Oggi, qui da noi, le autostrade sono più convenienti
Un’implementazione ed efficientamento delle autostrade permetterebbe attualmente un doppio vantaggio: anzitutto, un camion può arrivare ovunque vi sia una strada atta a consentirne il transito, rendendo questo tipo di trasporto ideale per coprire vasti territori in virtù della capillarità della rete stradale; ma a ben pensare, è ad oggi persino possibile favorire la salvaguardia dell’ambiente attraverso investimenti nel trasporto su gomma, essendo che i camion a idrogeno ed elettrici sono ormai una realtà con la quale sarebbe il caso di confrontarsi.

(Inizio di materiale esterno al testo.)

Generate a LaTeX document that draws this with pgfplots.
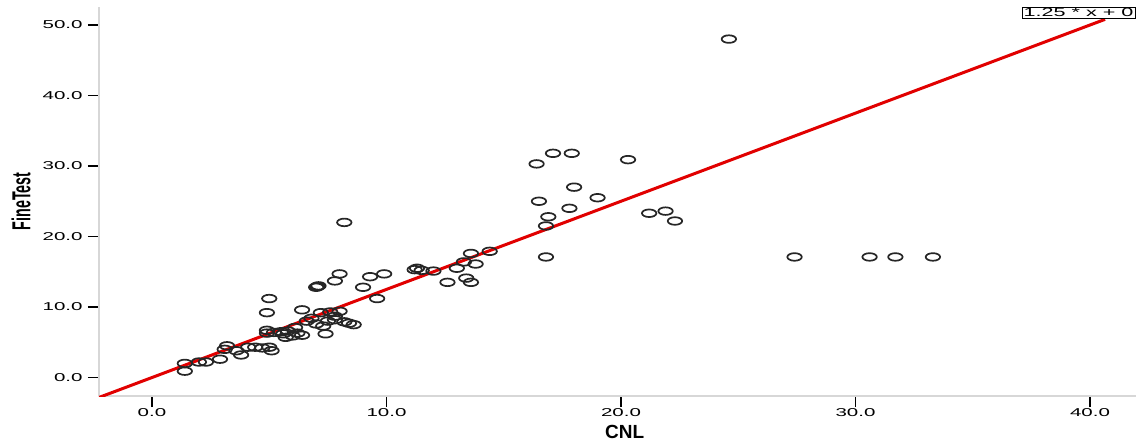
\documentclass[border=0pt]{standalone}
\usepackage{pgfplots}
\pgfplotsset{compat=1.18}
\usepackage{fontspec}
\setmainfont{Liberation Sans}
\definecolor{fitred}{RGB}{225,0,0}
\definecolor{axgray}{RGB}{215,215,215}
\newcommand\sx[1]{\scalebox{1.8}[1]{\fontsize{5.7}{6}\selectfont #1}}
\begin{document}
\begin{tikzpicture}
\path[use as bounding box] (0,0) rectangle (568pt,220pt);
\begin{axis}[
  at={(49.5pt,22pt)}, anchor=south west,
  scale only axis, width=518.5pt, height=194.5pt,
  xmin=-2.26, xmax=41.96, ymin=-2.62, ymax=52.55,
  axis x line=bottom, axis y line=left,
  axis line style={draw=axgray, line width=0.8pt, -},
  xtick={0,10,20,30,40},
  xticklabels={\sx{0.0},\sx{10.0},\sx{20.0},\sx{30.0},\sx{40.0}},
  ytick={0,10,20,30,40,50},
  yticklabels={\sx{0.0},\sx{10.0},\sx{20.0},\sx{30.0},\sx{40.0},\sx{50.0}},
  tick align=outside,
  major tick length=5.5pt,
  tick style={black, line width=0.6pt},
  xticklabel style={inner sep=0pt, yshift=-0.5pt},
  yticklabel style={inner sep=2.5pt},
  xlabel={\fontsize{9.5}{10}\selectfont\bfseries CNL},
  xlabel style={at={(axis description cs:0.507,-0.093)}, anchor=center},
  ylabel={\scalebox{0.55}[1]{\fontsize{13}{13}\selectfont\bfseries FineTest}},
  ylabel style={at={(axis description cs:-0.0752,0.5)}, anchor=center},
  clip=true,
]
\addplot[only marks, mark=o, mark size=1.9pt, mark options={xscale=1.9, draw=black!85, line width=0.85pt}] coordinates {
(24.6,48.0) (16.4,30.3) (17.1,31.8) (17.9,31.8) (20.3,30.9) (18.0,27.0)
(16.5,25.0) (19.0,25.5) (17.8,24.0) (16.9,22.8) (16.8,21.5) (21.2,23.3)
(21.9,23.6) (22.3,22.2) (16.8,17.1) (27.4,17.1) (30.6,17.1) (31.7,17.1)
(33.3,17.1) (8.2,22.0)
(14.4,17.9) (13.6,17.6) (13.8,16.1) (13.3,16.4) (13.0,15.5) (13.4,14.1)
(13.6,13.5) (12.6,13.5) (12.0,15.1) (11.3,15.5) (11.2,15.3) (11.5,15.2)
(9.9,14.7) (9.3,14.3) (8.0,14.7) (7.8,13.7) (9.0,12.8) (9.6,11.2)
(7.1,13.0) (7.0,12.8) (7.05,12.9) (5.0,11.2) (4.9,9.2) (6.4,9.6)
(7.2,9.2) (7.6,9.3) (8.0,9.4) (7.8,8.7) (6.8,8.4) (6.6,8.0)
(7.0,7.6) (7.3,7.3) (7.5,8.0) (7.8,8.2) (8.2,7.9) (8.4,7.7)
(8.6,7.5) (7.4,6.2) (6.1,7.1) (5.8,6.6) (5.6,6.2) (5.7,5.7)
(6.2,6.3) (6.4,6.0) (6.0,5.9) (4.9,6.7) (4.9,6.3) (5.2,6.4)
(5.5,6.5) (5.0,4.3) (5.1,3.8) (4.7,4.2) (4.4,4.3) (4.1,4.3)
(3.6,3.8) (3.8,3.2) (3.2,4.5) (3.1,4.0) (2.9,2.6) (2.3,2.2)
(2.0,2.2) (1.4,2.0) (1.4,0.9)
};
\addplot[fitred, line width=1.5pt] coordinates {(-2.26,-2.825) (40.64,50.8)};
\node[draw=black, line width=0.5pt, fill=white, inner sep=0pt, minimum width=56.5pt, minimum height=5.5pt] at (axis cs:39.51,51.77) {\scalebox{1.8}[1]{\fontsize{6}{6}\selectfont 1.25 * x + 0}};
\end{axis}
\end{tikzpicture}
\end{document}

A tal proposito, pensiamo ad esempio ai nostri vicini svizzeri, che proprio su queste tecnologie hanno preso ad investire seriamente, e che forse, potendo tornare indietro, storcerebbero il naso a sentir parlare di Nuovo Gottardo.
Gottardo docet
Se infatti per il mega tunnel, inaugurato non molto tempo fa, sono serviti circa trent’anni, va detto che nel frattempo i progressi tecnologici siano stati notevoli, tanto da rendere simili opere meno strategiche e risolutive di quanto non potessero sembrare in passato. Quantomeno in certi casi.
Ma allora perché se gli svizzeri comprano camion elettrici e ad idrogeno anziché traforare accanto al Nuovo Gottardo, noi stiamo ancora qui a concionare di Terzo Valico?
E ancora: a seguito del progressivo passaggio dalla trazione stradale diesel a quella elettrica e ad idrogeno, che inquina meno e costa meno del trasporto su rotaia, cosa ne sarà della sostenibilità economica dei tunnel ferroviari già realizzati? E per quanto riguarda quelli ancora da realizzare?
Chi vivrà vedrà.
Anche se, a dirla tutta, una consapevolezza non da poco già l’abbiamo, e cioè che i soldi da sborsare per il benedetto Terzo Valico potrebbero essere investiti assai meglio e in modo più razionale.
Che l’abbiano intuito perfino i cinesi? Stando a i loro investimenti nel mediterraneo, sembrerebbe di sì.